When we returned from ten days annual leave (mainly based at home!), I decided I needed to restore some boundaries. Consequently, I have taken to getting dressed up for church on a Sunday and dressing appropriately for work during the week despite the fact that I am unlikely to be seen by anyone. I have found this is improving my routine and returning some kind of rhythm back into my life. This, in turn, has improved my sense of well-being and normality.

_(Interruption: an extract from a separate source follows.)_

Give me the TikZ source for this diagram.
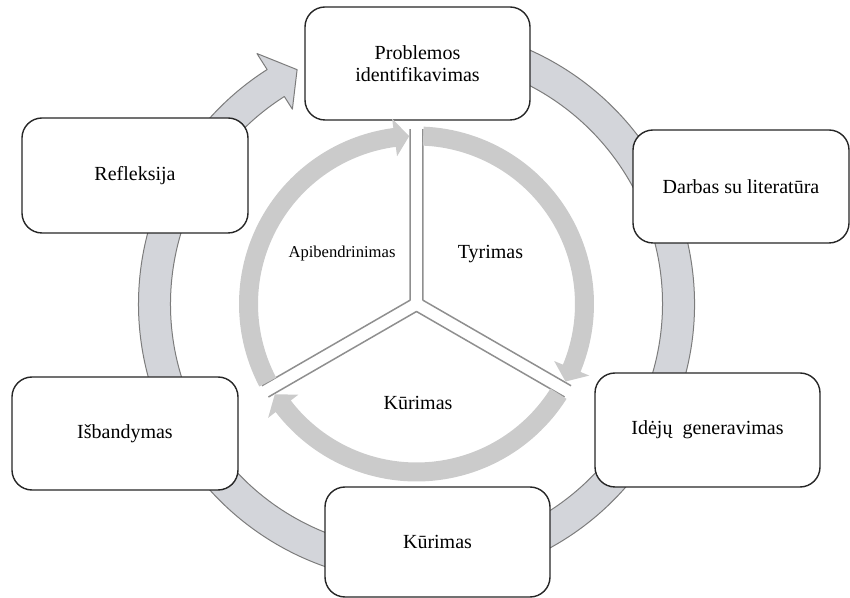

One of my priorities has been restoring quality time for God each day. I usually write in a prayer journal and use daily bible reading notes as part of my prayer routine. I find writing things down and talking to God on paper helps me to keep focused. It also helps me to look back and see answered prayers. However, I don’t always find this easy, especially when I am travelling a lot or working on a writing task that demands particular concentration. It is a discipline that frequently slides, and the challenges of lockdown have not helped, despite not going anywhere.
Jesus sets us an example. He was in the habit of getting up early and going to a quiet place to pray. And when he was teaching the disciples about prayer, he suggested they took themselves off into their own quiet room. I find the stillness of the early morning and the armchair in my study works best for me. It doesn’t have to be early morning. Some people find quiet space at the end of the day more conducive to prayer.
Whatever time we choose, setting aside time with God is important. Let’s make sure it is part of our daily rhythm and routine as we move step by step towards a new normal.
Jesus, Lord of life, you have given us an example to follow. Help us to set aside time with you day by day, that we might hear your voice and come to know you better. Amen.